- SET TASK
Copy the lines from the start of the records below through the line containing "0.782, 0.786, 0.817];", both included, and leave out the pictures.

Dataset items
——
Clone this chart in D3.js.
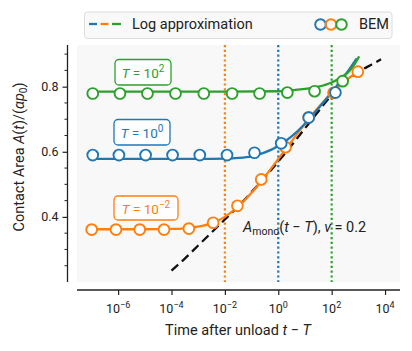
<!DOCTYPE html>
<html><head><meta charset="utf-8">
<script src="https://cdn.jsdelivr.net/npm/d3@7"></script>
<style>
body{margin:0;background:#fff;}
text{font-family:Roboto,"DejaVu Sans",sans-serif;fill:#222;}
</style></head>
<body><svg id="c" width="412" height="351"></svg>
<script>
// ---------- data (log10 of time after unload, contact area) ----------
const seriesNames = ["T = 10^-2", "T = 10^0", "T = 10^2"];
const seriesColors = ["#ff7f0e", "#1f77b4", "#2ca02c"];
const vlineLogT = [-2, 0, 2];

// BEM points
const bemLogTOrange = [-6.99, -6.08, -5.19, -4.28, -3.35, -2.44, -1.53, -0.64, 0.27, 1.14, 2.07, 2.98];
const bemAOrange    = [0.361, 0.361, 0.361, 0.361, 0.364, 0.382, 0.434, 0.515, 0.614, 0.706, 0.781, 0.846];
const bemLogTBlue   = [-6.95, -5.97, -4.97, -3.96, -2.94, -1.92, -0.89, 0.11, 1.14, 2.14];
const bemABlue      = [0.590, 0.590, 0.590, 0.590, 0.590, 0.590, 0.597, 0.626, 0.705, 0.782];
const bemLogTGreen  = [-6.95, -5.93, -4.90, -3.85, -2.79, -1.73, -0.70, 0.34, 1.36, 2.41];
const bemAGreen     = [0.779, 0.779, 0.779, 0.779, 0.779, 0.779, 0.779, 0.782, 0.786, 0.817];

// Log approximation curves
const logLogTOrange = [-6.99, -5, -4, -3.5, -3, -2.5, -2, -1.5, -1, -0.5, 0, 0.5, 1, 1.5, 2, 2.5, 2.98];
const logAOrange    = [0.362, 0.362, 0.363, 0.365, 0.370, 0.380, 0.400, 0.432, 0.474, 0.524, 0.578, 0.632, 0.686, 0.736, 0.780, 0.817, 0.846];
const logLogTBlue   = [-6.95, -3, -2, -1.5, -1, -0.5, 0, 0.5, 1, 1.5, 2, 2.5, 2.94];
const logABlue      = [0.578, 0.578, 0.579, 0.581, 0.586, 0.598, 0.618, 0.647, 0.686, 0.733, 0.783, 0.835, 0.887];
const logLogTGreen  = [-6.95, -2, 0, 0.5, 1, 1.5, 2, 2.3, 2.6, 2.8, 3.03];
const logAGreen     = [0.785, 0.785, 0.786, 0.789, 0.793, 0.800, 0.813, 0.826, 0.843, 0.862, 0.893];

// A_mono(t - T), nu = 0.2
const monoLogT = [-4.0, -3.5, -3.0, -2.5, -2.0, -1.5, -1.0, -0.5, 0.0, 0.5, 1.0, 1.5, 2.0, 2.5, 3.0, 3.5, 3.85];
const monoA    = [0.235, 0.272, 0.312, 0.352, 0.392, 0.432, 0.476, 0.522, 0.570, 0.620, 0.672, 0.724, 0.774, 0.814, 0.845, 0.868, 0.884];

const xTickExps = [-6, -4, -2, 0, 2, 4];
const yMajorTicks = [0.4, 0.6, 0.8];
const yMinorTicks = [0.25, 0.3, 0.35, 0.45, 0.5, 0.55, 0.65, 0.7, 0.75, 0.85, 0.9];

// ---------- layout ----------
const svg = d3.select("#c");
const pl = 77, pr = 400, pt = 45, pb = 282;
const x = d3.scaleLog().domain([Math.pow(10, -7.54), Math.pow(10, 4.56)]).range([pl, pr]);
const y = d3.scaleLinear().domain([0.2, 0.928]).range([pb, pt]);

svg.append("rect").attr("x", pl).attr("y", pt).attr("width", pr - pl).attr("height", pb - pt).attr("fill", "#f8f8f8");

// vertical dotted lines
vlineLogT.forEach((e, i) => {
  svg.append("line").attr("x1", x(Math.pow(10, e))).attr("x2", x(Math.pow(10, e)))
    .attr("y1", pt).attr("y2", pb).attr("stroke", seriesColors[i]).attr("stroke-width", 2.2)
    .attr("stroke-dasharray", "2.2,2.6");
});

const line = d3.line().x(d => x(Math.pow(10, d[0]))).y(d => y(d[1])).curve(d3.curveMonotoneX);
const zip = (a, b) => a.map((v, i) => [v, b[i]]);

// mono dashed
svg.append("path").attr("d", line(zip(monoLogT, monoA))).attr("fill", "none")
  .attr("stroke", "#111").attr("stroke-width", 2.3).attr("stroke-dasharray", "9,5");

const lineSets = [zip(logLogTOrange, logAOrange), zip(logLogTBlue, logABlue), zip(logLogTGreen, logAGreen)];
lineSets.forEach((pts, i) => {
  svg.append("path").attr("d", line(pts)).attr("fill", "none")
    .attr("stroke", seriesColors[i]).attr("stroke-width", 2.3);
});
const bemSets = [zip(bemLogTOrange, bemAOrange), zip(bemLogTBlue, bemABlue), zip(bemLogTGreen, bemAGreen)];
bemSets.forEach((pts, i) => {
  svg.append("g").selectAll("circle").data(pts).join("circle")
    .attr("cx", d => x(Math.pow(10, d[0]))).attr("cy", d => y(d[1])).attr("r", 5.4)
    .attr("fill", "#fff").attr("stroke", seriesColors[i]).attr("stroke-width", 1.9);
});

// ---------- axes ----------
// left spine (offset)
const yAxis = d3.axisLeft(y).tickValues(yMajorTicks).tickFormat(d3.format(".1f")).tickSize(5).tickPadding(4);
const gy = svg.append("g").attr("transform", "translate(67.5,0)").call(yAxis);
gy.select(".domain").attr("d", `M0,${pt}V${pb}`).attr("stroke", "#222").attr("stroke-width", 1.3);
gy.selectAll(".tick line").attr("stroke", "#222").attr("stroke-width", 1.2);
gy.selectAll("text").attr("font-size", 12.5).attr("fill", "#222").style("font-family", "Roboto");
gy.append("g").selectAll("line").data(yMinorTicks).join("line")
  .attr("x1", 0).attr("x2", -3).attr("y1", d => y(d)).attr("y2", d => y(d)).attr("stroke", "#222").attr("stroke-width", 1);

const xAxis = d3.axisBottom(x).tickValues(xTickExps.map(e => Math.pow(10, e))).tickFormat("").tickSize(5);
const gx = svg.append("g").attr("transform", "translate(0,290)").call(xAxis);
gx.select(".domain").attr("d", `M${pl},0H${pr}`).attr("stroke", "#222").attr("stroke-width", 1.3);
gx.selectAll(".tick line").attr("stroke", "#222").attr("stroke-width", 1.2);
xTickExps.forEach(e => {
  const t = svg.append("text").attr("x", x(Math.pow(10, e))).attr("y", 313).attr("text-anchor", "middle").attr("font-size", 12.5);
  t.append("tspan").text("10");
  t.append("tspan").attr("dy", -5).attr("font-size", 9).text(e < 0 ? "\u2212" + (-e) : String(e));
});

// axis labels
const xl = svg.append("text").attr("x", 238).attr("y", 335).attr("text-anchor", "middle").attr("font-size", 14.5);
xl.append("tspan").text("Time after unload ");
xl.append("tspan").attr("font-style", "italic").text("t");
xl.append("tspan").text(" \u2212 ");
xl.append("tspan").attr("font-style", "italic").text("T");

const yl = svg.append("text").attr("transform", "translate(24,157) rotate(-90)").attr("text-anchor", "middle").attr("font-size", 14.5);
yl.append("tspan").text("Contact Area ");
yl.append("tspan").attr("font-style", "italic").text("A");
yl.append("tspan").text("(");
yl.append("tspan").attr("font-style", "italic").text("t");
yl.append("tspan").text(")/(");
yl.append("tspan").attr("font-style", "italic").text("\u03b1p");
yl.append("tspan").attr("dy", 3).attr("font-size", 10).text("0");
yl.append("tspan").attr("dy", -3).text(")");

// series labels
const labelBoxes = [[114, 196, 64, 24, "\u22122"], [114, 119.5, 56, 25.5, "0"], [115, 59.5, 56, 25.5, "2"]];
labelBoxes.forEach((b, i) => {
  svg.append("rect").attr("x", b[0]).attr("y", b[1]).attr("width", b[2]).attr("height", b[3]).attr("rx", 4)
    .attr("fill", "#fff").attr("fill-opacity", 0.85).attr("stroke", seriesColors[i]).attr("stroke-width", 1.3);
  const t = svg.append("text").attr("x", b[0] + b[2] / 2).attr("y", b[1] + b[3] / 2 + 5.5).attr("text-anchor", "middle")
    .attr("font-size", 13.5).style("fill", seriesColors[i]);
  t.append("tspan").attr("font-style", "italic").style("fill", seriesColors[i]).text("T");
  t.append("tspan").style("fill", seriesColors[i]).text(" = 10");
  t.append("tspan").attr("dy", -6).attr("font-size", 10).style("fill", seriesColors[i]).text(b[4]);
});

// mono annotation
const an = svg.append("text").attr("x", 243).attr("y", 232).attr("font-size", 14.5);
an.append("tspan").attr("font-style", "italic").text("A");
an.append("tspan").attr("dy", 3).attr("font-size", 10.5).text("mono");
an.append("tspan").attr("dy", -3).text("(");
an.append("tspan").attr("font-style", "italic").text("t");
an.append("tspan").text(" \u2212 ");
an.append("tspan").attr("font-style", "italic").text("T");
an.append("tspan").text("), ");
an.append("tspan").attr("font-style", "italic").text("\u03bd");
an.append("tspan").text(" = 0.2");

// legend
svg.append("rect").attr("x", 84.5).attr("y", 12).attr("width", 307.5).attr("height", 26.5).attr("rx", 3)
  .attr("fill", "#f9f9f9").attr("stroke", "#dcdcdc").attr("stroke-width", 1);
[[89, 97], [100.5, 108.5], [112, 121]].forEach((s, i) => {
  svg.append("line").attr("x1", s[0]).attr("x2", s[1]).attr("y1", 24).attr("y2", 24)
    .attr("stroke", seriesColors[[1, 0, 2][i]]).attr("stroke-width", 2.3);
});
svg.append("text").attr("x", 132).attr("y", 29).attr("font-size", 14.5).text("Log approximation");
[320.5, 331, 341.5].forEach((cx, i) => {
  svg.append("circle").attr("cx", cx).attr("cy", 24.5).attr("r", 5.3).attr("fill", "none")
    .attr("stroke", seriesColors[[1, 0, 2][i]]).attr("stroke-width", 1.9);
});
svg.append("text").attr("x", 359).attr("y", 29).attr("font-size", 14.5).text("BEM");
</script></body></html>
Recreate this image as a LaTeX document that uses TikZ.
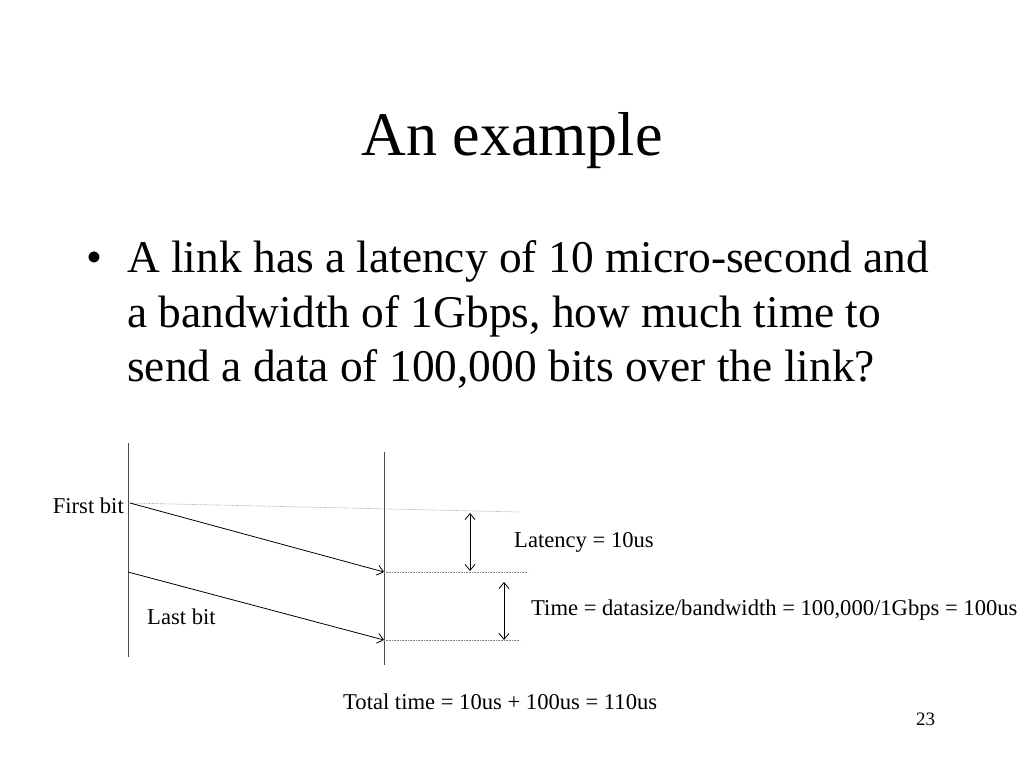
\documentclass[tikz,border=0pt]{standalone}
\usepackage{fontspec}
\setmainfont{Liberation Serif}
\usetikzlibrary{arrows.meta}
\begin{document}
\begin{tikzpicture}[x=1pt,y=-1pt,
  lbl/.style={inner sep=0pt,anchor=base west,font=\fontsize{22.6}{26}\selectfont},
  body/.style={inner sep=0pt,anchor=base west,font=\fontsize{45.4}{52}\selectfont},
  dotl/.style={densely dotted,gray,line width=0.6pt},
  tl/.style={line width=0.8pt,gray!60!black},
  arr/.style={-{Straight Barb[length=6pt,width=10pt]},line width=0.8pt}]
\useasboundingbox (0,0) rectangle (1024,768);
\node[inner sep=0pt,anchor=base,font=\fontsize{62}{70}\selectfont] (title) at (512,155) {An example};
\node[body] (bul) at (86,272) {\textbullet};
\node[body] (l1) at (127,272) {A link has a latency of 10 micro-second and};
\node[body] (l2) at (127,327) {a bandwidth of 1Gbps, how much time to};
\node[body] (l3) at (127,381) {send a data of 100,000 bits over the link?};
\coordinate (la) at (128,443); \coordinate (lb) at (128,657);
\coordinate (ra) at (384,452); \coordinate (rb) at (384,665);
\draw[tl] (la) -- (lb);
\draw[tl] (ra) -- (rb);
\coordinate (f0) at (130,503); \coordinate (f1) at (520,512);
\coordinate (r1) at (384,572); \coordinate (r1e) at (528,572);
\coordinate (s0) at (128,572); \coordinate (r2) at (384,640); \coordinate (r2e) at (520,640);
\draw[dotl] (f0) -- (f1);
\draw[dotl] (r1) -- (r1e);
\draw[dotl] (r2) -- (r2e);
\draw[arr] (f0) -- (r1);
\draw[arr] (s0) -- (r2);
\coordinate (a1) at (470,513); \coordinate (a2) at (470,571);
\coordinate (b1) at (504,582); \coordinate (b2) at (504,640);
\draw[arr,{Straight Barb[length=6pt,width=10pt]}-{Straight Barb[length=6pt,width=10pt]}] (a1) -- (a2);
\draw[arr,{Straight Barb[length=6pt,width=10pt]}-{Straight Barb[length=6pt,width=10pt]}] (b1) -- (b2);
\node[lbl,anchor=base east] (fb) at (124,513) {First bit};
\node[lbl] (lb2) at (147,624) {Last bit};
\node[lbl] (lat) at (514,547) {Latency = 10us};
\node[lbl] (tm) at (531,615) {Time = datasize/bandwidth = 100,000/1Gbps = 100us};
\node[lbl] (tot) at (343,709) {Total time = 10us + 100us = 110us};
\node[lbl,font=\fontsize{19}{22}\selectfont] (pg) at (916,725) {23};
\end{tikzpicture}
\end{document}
——
- WRITTEN SOLUTION
Clone this chart in D3.js.
<!DOCTYPE html>
<html><head><meta charset="utf-8">
<script src="https://cdn.jsdelivr.net/npm/d3@7"></script>
<style>
body{margin:0;background:#fff;}
text{font-family:Roboto,"DejaVu Sans",sans-serif;fill:#222;}
</style></head>
<body><svg id="c" width="412" height="351"></svg>
<script>
// ---------- data (log10 of time after unload, contact area) ----------
const seriesNames = ["T = 10^-2", "T = 10^0", "T = 10^2"];
const seriesColors = ["#ff7f0e", "#1f77b4", "#2ca02c"];
const vlineLogT = [-2, 0, 2];

// BEM points
const bemLogTOrange = [-6.99, -6.08, -5.19, -4.28, -3.35, -2.44, -1.53, -0.64, 0.27, 1.14, 2.07, 2.98];
const bemAOrange    = [0.361, 0.361, 0.361, 0.361, 0.364, 0.382, 0.434, 0.515, 0.614, 0.706, 0.781, 0.846];
const bemLogTBlue   = [-6.95, -5.97, -4.97, -3.96, -2.94, -1.92, -0.89, 0.11, 1.14, 2.14];
const bemABlue      = [0.590, 0.590, 0.590, 0.590, 0.590, 0.590, 0.597, 0.626, 0.705, 0.782];
const bemLogTGreen  = [-6.95, -5.93, -4.90, -3.85, -2.79, -1.73, -0.70, 0.34, 1.36, 2.41];
const bemAGreen     = [0.779, 0.779, 0.779, 0.779, 0.779, 0.779, 0.779, 0.782, 0.786, 0.817];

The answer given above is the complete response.